Thoughts on Food Production for International Women’s Day

We regularly hear about the gender wage gap. We know about glass ceilings and barriers to advancement. We wring our hands over leadership roles filled mainly by men. These are all vital concerns. But today I’d like to address a disparity that doesn’t get much press — women in agriculture.

Women farmers embody the merger of two invisible groups, and yet both are crucial to human survival. We depend on the labor of farmers for our sustenance; we depend on the labor of women for the reproduction of our species. Both kinds of labor are devalued and often unpaid. Women comprise a substantial part of the agricultural workforce across the globe, and yet collectively and individually they earn much less than men. Indeed, they are hardly seen as agricultural workers. Farming is still viewed as a male-dominant occupation. This is not true now and it probably has never been true. Anywhere.

Women are of vital importance to rural economies in developing countries. Rearing poultry and small livestock and growing food crops, women are responsible for some 60% to 80% of food production. Moreover, women are the main custodians of knowledge on crop varieties.
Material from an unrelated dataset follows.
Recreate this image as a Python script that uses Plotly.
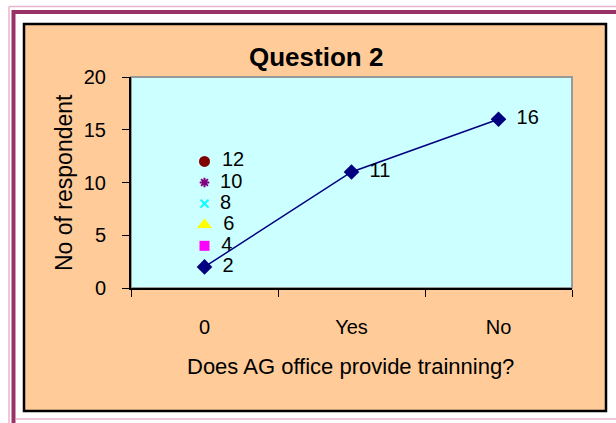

In some regions of sub-Saharan Africa, women may cultivate as many as 120 different plants alongside the few cash crops that are managed by men.

On average, women make up 43% of the official agricultural labour force in developing countries and typically put in 12 to 13 more hours per week than men. Adding to the work discrepancy, rural women also carry most of the burden of providing water and fuel. In rural areas of Malawi, for example, women spend more than eight-fold the amount of time fetching wood and water per week than men. Collectively, women from Sub-Saharan Africa spend about 40 billion hours a year collecting water.

Women do the majority of work done in small-scale and subsistence farming settings. And since official statistics do not count unpaid work — be it in the garden, in the field or in the household — they insufficiently represent women’s actual share in agricultural work. None of this work is paid and as such very little if any of it counts as “farm labor”. Thus the unpaid contributions of women are also often invisible.

Less than 20% of land-holders are women in developing countries. In North Africa and West Asia, women represent fewer than 5% of all agricultural landowners; while across Sub-Saharan Africa, they make up 15%. This average masks wide variations between countries. For example, in Uganda nearly 73% of households engage in subsistence farming and women represent three-quarters of the agricultural force. But despite women bearing the heaviest burden as primary farmers, they own only 7% of land. Latin America has the highest share of female agricultural holders, which exceeds 25% in Chile, Ecuador and Panama. Remember, almost half of officially counted farm workers in developing countries are women, and women do the bulk of actual farming work. Yet under one quarter of farms in developing countries are owned by the women that work them.

Ownership is vital to farming. There must be stability from year to year in order for land to remain productive and in order for plans to be carried out. Farming takes time. Furthermore, those who work the land and know its needs must be able to make decisions in land management. And this shouldn’t need to be said, but at least farming must continue if food production is to continue.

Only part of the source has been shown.